• Provided data:
»»

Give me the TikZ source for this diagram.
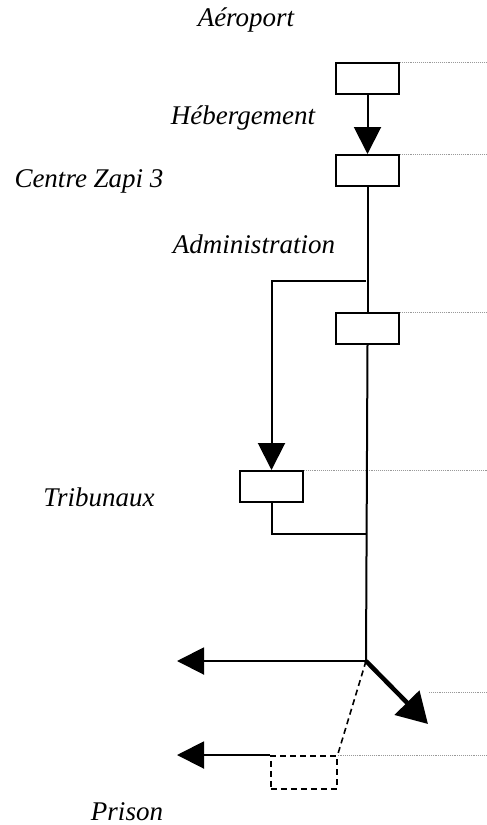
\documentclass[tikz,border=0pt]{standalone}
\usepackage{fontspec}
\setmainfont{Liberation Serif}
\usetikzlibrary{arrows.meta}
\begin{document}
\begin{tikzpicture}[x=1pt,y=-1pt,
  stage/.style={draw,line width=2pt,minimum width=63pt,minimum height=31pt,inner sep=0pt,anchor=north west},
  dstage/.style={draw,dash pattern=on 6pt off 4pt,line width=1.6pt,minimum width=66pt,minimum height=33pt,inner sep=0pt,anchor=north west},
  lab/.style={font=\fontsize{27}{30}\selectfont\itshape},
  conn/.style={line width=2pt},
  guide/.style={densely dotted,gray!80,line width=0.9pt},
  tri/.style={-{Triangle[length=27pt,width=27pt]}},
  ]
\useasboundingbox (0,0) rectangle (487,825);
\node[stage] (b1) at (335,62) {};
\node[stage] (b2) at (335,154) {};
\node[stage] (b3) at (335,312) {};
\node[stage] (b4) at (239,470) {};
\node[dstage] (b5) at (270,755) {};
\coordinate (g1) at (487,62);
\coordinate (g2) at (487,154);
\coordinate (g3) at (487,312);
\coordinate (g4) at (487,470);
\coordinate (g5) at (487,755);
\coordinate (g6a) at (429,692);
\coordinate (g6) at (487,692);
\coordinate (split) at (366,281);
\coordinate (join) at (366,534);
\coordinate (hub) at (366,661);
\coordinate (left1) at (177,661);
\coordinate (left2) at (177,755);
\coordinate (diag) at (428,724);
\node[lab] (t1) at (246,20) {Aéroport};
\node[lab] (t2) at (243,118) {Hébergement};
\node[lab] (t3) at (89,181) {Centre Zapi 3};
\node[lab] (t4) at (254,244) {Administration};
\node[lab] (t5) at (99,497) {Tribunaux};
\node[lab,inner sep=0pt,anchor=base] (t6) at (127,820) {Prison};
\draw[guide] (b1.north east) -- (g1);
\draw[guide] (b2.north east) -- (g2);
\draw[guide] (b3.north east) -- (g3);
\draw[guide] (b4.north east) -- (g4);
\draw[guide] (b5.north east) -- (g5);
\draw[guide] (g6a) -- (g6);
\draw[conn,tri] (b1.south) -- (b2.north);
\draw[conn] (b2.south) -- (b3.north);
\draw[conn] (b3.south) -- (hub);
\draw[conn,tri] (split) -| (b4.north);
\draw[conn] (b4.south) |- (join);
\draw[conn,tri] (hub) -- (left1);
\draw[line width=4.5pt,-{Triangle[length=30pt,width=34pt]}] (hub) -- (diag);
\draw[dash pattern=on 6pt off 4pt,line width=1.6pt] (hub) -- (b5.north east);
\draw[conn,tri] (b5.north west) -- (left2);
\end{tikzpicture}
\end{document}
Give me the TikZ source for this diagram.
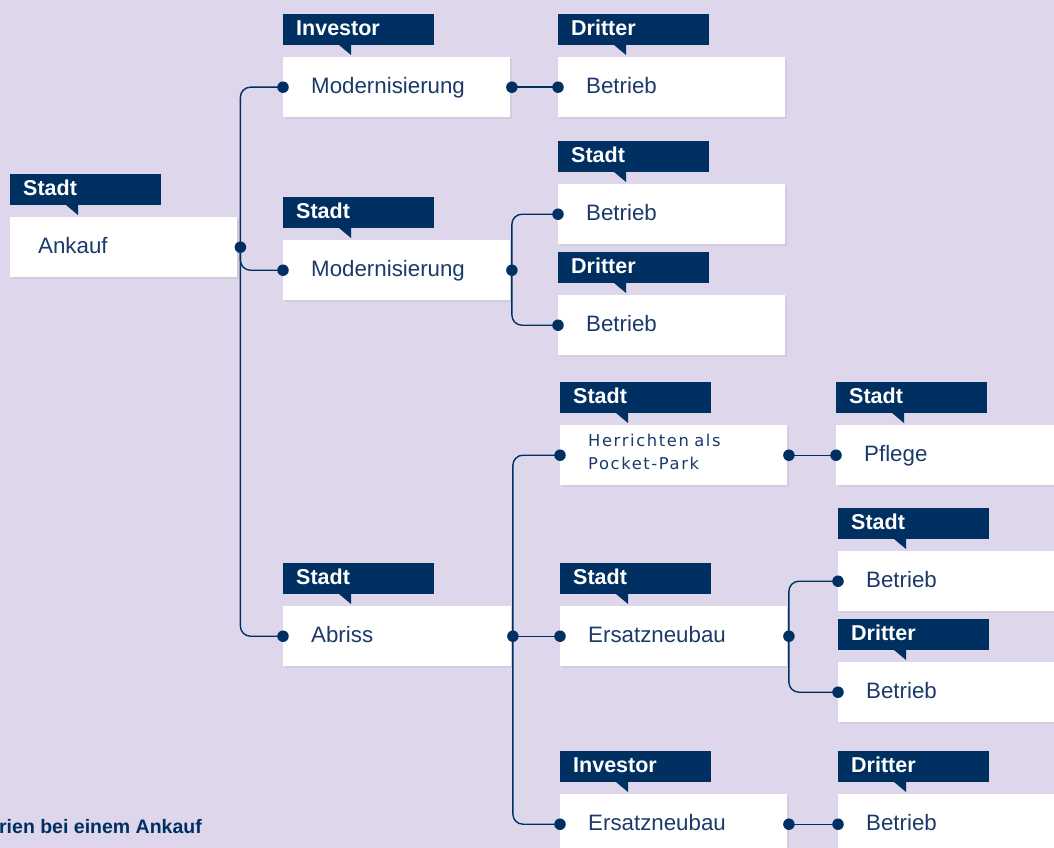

««

• Exercise goal: Restate the whole of the material word for word without the pictures.

• Result of this task:
Give me the TikZ source for this diagram.
\documentclass[tikz,border=0pt]{standalone}
\usepackage{fontspec}
\setmainfont{Liberation Serif}
\usetikzlibrary{arrows.meta}
\begin{document}
\begin{tikzpicture}[x=1pt,y=-1pt,
  stage/.style={draw,line width=2pt,minimum width=63pt,minimum height=31pt,inner sep=0pt,anchor=north west},
  dstage/.style={draw,dash pattern=on 6pt off 4pt,line width=1.6pt,minimum width=66pt,minimum height=33pt,inner sep=0pt,anchor=north west},
  lab/.style={font=\fontsize{27}{30}\selectfont\itshape},
  conn/.style={line width=2pt},
  guide/.style={densely dotted,gray!80,line width=0.9pt},
  tri/.style={-{Triangle[length=27pt,width=27pt]}},
  ]
\useasboundingbox (0,0) rectangle (487,825);
\node[stage] (b1) at (335,62) {};
\node[stage] (b2) at (335,154) {};
\node[stage] (b3) at (335,312) {};
\node[stage] (b4) at (239,470) {};
\node[dstage] (b5) at (270,755) {};
\coordinate (g1) at (487,62);
\coordinate (g2) at (487,154);
\coordinate (g3) at (487,312);
\coordinate (g4) at (487,470);
\coordinate (g5) at (487,755);
\coordinate (g6a) at (429,692);
\coordinate (g6) at (487,692);
\coordinate (split) at (366,281);
\coordinate (join) at (366,534);
\coordinate (hub) at (366,661);
\coordinate (left1) at (177,661);
\coordinate (left2) at (177,755);
\coordinate (diag) at (428,724);
\node[lab] (t1) at (246,20) {Aéroport};
\node[lab] (t2) at (243,118) {Hébergement};
\node[lab] (t3) at (89,181) {Centre Zapi 3};
\node[lab] (t4) at (254,244) {Administration};
\node[lab] (t5) at (99,497) {Tribunaux};
\node[lab,inner sep=0pt,anchor=base] (t6) at (127,820) {Prison};
\draw[guide] (b1.north east) -- (g1);
\draw[guide] (b2.north east) -- (g2);
\draw[guide] (b3.north east) -- (g3);
\draw[guide] (b4.north east) -- (g4);
\draw[guide] (b5.north east) -- (g5);
\draw[guide] (g6a) -- (g6);
\draw[conn,tri] (b1.south) -- (b2.north);
\draw[conn] (b2.south) -- (b3.north);
\draw[conn] (b3.south) -- (hub);
\draw[conn,tri] (split) -| (b4.north);
\draw[conn] (b4.south) |- (join);
\draw[conn,tri] (hub) -- (left1);
\draw[line width=4.5pt,-{Triangle[length=30pt,width=34pt]}] (hub) -- (diag);
\draw[dash pattern=on 6pt off 4pt,line width=1.6pt] (hub) -- (b5.north east);
\draw[conn,tri] (b5.north west) -- (left2);
\end{tikzpicture}
\end{document}
Give me the TikZ source for this diagram.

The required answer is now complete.